▸ STATED TASK
Reproduce the records. Keep every word exact and include no images.
─── RECORDS FOR THE EXERCISE
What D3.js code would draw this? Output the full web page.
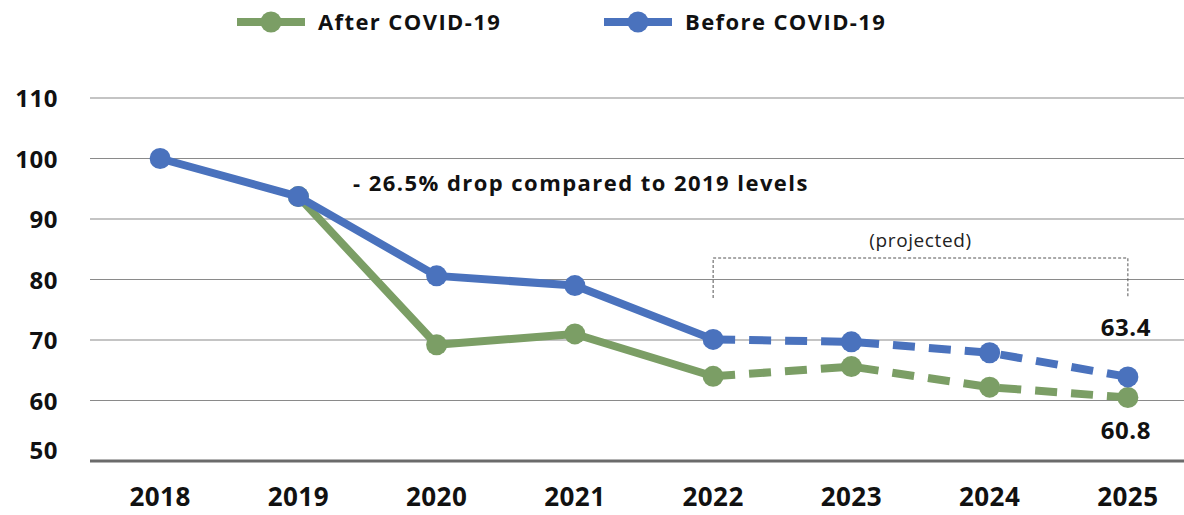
<!DOCTYPE html>
<html><head><meta charset="utf-8">
<script src="https://cdn.jsdelivr.net/npm/d3@7"></script>
<style>
html,body{margin:0;padding:0;background:#fff;}
svg{display:block;}
text{font-family:"Open Sans",Lato,sans-serif;}
</style></head>
<body>
<svg id="c" width="1184" height="515"></svg>
<script>
const years = ["2018","2019","2020","2021","2022","2023","2024","2025"];
const beforeValues = [100, 93.7, 80.6, 79.0, 70.1, 69.7, 67.9, 63.9];
const afterValues = [null, 93.7, 69.2, 71.0, 64.0, 65.6, 62.2, 60.5];
const yTicks = [50, 60, 70, 80, 90, 100, 110];
const seriesNames = ["After COVID-19", "Before COVID-19"];
const projectedFrom = "2022";
const endLabels = ["63.4", "60.8"];
const annotation = "- 26.5% drop compared to 2019 levels";
const projectedLabel = "(projected)";

const green = "#7b9e65", blue = "#4a72bd";
const svg = d3.select("#c");
const x = d3.scaleBand().domain(years).range([91, 1197]);
const cx = d => x(d) + x.bandwidth()/2;
const y = d3.scaleLinear().domain([50, 110]).range([461, 98]);

// gridlines
svg.append("g").selectAll("line").data(yTicks.filter(t => t > 50)).join("line")
  .attr("x1", 90).attr("x2", 1184).attr("y1", d => y(d)).attr("y2", d => y(d))
  .attr("stroke", "#8a8a8a").attr("stroke-width", 1.2);
svg.append("line").attr("x1", 90).attr("x2", 1184).attr("y1", y(50)).attr("y2", y(50))
  .attr("stroke", "#6b6b6b").attr("stroke-width", 3);

// y labels
svg.append("g").selectAll("text").data(yTicks).join("text")
  .attr("x", 58).attr("y", d => y(d) + (d === 50 ? -2 : 9))
  .attr("text-anchor", "end").attr("font-size", 24).attr("font-weight", 700)
  .attr("letter-spacing", 0.5)
  .attr("fill", "#111").text(d => d);

// x labels
svg.append("g").selectAll("text").data(years).join("text")
  .attr("x", d => cx(d)).attr("y", 506)
  .attr("text-anchor", "middle").attr("font-size", 26).attr("font-weight", 700)
  .attr("letter-spacing", 0.4)
  .attr("fill", "#111").text(d => d);

// projected bracket
const pIdx = years.indexOf(projectedFrom);
const bx1 = cx(projectedFrom), bx2 = cx(years[years.length-1]);
svg.append("path")
  .attr("d", `M${bx1},298V258H${bx2}V298`)
  .attr("fill", "none").attr("stroke", "#555").attr("stroke-width", 1).attr("stroke-dasharray", "3,2");
svg.append("text").attr("x", (bx1+bx2)/2).attr("y", 247).attr("text-anchor", "middle")
  .attr("font-size", 19).attr("letter-spacing", 0.6).attr("fill", "#222").text(projectedLabel);

function drawSeries(vals, color) {
  const pts = years.map((yr, i) => ({yr, v: vals[i], i})).filter(p => p.v != null);
  const line = d3.line().x(p => cx(p.yr)).y(p => y(p.v));
  const solid = pts.filter(p => p.i <= pIdx);
  const dashed = pts.filter(p => p.i >= pIdx);
  svg.append("path").attr("d", line(solid)).attr("fill", "none")
    .attr("stroke", color).attr("stroke-width", 8).attr("stroke-linejoin", "round");
  svg.append("path").attr("d", line(dashed)).attr("fill", "none")
    .attr("stroke", color).attr("stroke-width", 8).attr("stroke-dasharray", "22,14");
  svg.append("g").selectAll("circle").data(pts).join("circle")
    .attr("cx", p => cx(p.yr)).attr("cy", p => y(p.v)).attr("r", 10.5).attr("fill", color);
}
drawSeries(afterValues, green);
drawSeries(beforeValues, blue);

// end labels
const last = years[years.length-1];
svg.append("text").attr("x", cx(last) - 2).attr("y", 336).attr("text-anchor", "middle")
  .attr("font-size", 24).attr("font-weight", 700).attr("letter-spacing", 0.5).attr("fill", "#111").text(endLabels[0]);
svg.append("text").attr("x", cx(last) - 2).attr("y", 439).attr("text-anchor", "middle")
  .attr("font-size", 24).attr("font-weight", 700).attr("letter-spacing", 0.5).attr("fill", "#111").text(endLabels[1]);

// annotation
svg.append("text").attr("x", 353).attr("y", 191).attr("font-size", 22).attr("font-weight", 700)
  .attr("letter-spacing", 1.45).attr("fill", "#111").text(annotation);

// legend
const legend = [{name: seriesNames[0], color: green, x: 237}, {name: seriesNames[1], color: blue, x: 604}];
const lg = svg.append("g").selectAll("g").data(legend).join("g");
lg.append("line").attr("x1", d => d.x).attr("x2", d => d.x + 68).attr("y1", 22).attr("y2", 22)
  .attr("stroke", d => d.color).attr("stroke-width", 8);
lg.append("circle").attr("cx", d => d.x + 34).attr("cy", 22).attr("r", 10.5).attr("fill", d => d.color);
lg.append("text").attr("x", d => d.x + 81).attr("y", 30).attr("font-size", 22).attr("font-weight", 700)
  .attr("letter-spacing", 1.4).attr("fill", "#111").text(d => d.name);
</script>
</body></html>
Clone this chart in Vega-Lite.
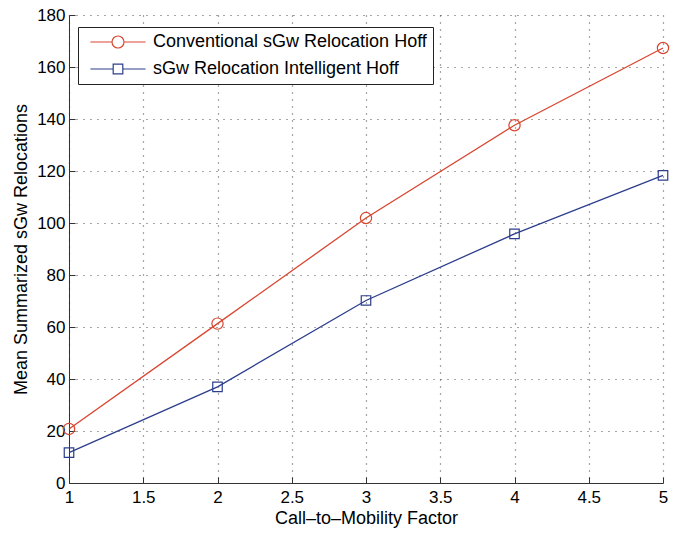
──────
▸ EXPECTED ANSWER
What D3.js code would draw this? Output the full web page.
<!DOCTYPE html>
<html><head><meta charset="utf-8">
<script src="https://cdn.jsdelivr.net/npm/d3@7"></script>
<style>
html,body{margin:0;padding:0;background:#fff;}
svg{display:block;}
text{font-family:"Open Sans",Lato,sans-serif;}
</style></head>
<body>
<svg id="c" width="1184" height="515"></svg>
<script>
const years = ["2018","2019","2020","2021","2022","2023","2024","2025"];
const beforeValues = [100, 93.7, 80.6, 79.0, 70.1, 69.7, 67.9, 63.9];
const afterValues = [null, 93.7, 69.2, 71.0, 64.0, 65.6, 62.2, 60.5];
const yTicks = [50, 60, 70, 80, 90, 100, 110];
const seriesNames = ["After COVID-19", "Before COVID-19"];
const projectedFrom = "2022";
const endLabels = ["63.4", "60.8"];
const annotation = "- 26.5% drop compared to 2019 levels";
const projectedLabel = "(projected)";

const green = "#7b9e65", blue = "#4a72bd";
const svg = d3.select("#c");
const x = d3.scaleBand().domain(years).range([91, 1197]);
const cx = d => x(d) + x.bandwidth()/2;
const y = d3.scaleLinear().domain([50, 110]).range([461, 98]);

// gridlines
svg.append("g").selectAll("line").data(yTicks.filter(t => t > 50)).join("line")
  .attr("x1", 90).attr("x2", 1184).attr("y1", d => y(d)).attr("y2", d => y(d))
  .attr("stroke", "#8a8a8a").attr("stroke-width", 1.2);
svg.append("line").attr("x1", 90).attr("x2", 1184).attr("y1", y(50)).attr("y2", y(50))
  .attr("stroke", "#6b6b6b").attr("stroke-width", 3);

// y labels
svg.append("g").selectAll("text").data(yTicks).join("text")
  .attr("x", 58).attr("y", d => y(d) + (d === 50 ? -2 : 9))
  .attr("text-anchor", "end").attr("font-size", 24).attr("font-weight", 700)
  .attr("letter-spacing", 0.5)
  .attr("fill", "#111").text(d => d);

// x labels
svg.append("g").selectAll("text").data(years).join("text")
  .attr("x", d => cx(d)).attr("y", 506)
  .attr("text-anchor", "middle").attr("font-size", 26).attr("font-weight", 700)
  .attr("letter-spacing", 0.4)
  .attr("fill", "#111").text(d => d);

// projected bracket
const pIdx = years.indexOf(projectedFrom);
const bx1 = cx(projectedFrom), bx2 = cx(years[years.length-1]);
svg.append("path")
  .attr("d", `M${bx1},298V258H${bx2}V298`)
  .attr("fill", "none").attr("stroke", "#555").attr("stroke-width", 1).attr("stroke-dasharray", "3,2");
svg.append("text").attr("x", (bx1+bx2)/2).attr("y", 247).attr("text-anchor", "middle")
  .attr("font-size", 19).attr("letter-spacing", 0.6).attr("fill", "#222").text(projectedLabel);

function drawSeries(vals, color) {
  const pts = years.map((yr, i) => ({yr, v: vals[i], i})).filter(p => p.v != null);
  const line = d3.line().x(p => cx(p.yr)).y(p => y(p.v));
  const solid = pts.filter(p => p.i <= pIdx);
  const dashed = pts.filter(p => p.i >= pIdx);
  svg.append("path").attr("d", line(solid)).attr("fill", "none")
    .attr("stroke", color).attr("stroke-width", 8).attr("stroke-linejoin", "round");
  svg.append("path").attr("d", line(dashed)).attr("fill", "none")
    .attr("stroke", color).attr("stroke-width", 8).attr("stroke-dasharray", "22,14");
  svg.append("g").selectAll("circle").data(pts).join("circle")
    .attr("cx", p => cx(p.yr)).attr("cy", p => y(p.v)).attr("r", 10.5).attr("fill", color);
}
drawSeries(afterValues, green);
drawSeries(beforeValues, blue);

// end labels
const last = years[years.length-1];
svg.append("text").attr("x", cx(last) - 2).attr("y", 336).attr("text-anchor", "middle")
  .attr("font-size", 24).attr("font-weight", 700).attr("letter-spacing", 0.5).attr("fill", "#111").text(endLabels[0]);
svg.append("text").attr("x", cx(last) - 2).attr("y", 439).attr("text-anchor", "middle")
  .attr("font-size", 24).attr("font-weight", 700).attr("letter-spacing", 0.5).attr("fill", "#111").text(endLabels[1]);

// annotation
svg.append("text").attr("x", 353).attr("y", 191).attr("font-size", 22).attr("font-weight", 700)
  .attr("letter-spacing", 1.45).attr("fill", "#111").text(annotation);

// legend
const legend = [{name: seriesNames[0], color: green, x: 237}, {name: seriesNames[1], color: blue, x: 604}];
const lg = svg.append("g").selectAll("g").data(legend).join("g");
lg.append("line").attr("x1", d => d.x).attr("x2", d => d.x + 68).attr("y1", 22).attr("y2", 22)
  .attr("stroke", d => d.color).attr("stroke-width", 8);
lg.append("circle").attr("cx", d => d.x + 34).attr("cy", 22).attr("r", 10.5).attr("fill", d => d.color);
lg.append("text").attr("x", d => d.x + 81).attr("y", 30).attr("font-size", 22).attr("font-weight", 700)
  .attr("letter-spacing", 1.4).attr("fill", "#111").text(d => d.name);
</script>
</body></html>
Clone this chart in Vega-Lite.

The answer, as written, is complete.